Another question this raises is that of substitutes for social inclusion that keep the same happy chemicals flowing without needing to actually have a social life; for example, internet chat rooms, multi-user roleplaying games (in which people have experienced serious attachment to virtual characters), even long-distance "romances", could be a way of "masturbating" the social-inclusion parts of the brain without the need for real social interaction. Perhaps that's one of the end goals of AI: to produce software that can pass the Turing test and provide simulated social interaction for instant-gratification-dependent cube-hermits without enough time in their high-speed, information-overloaded lives to develop real relationships with other people.

There are 2 comments on ""No-one likes you"":

Posted by: monde http://involution.org Sun Oct 12 12:03:22 2003

What is a "real relationship"? Let's not confuse "face to face" with "real" here. I've known some people who've been married for years and know nothing of each others' psyches, and I have seen chat relationships get very deep, intense and beatiful at times. Not all internet people are fake pdersonas. I am called Monde offline and online. I don't fake anything online. I know some folks do, but I see little point.
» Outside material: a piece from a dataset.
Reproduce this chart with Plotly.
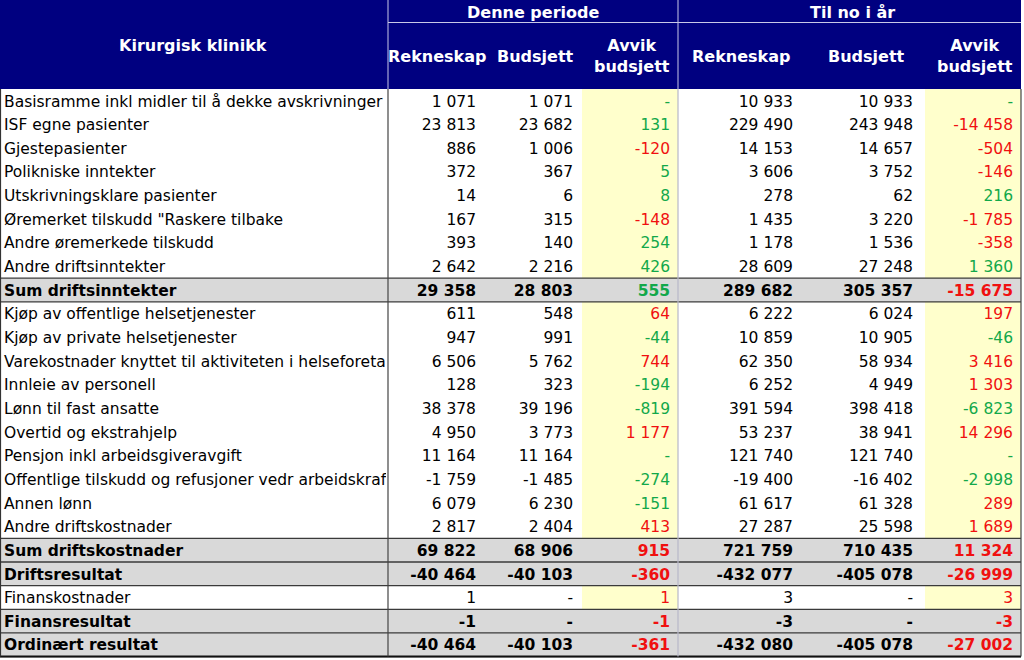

Posted by: acb http://dev.null.org Sun Oct 12 17:01:25 2003

Your relationship with someone is governed by your perception of them. Online, the only thing you have to go by is what they tell you, what they post to Usenet/mailing lists/their website, and so on. In real life, you receive much more information about them that they do not control (by seeing them in social situations).

Another way of looking at this is that your knowledge of another person is an approximation of that person from limited information. The best approximation you can have online is several orders of magnitude less accurate than real life.

Which is why intense online relationships have more in common with delusional psychoses than with healthy relationships.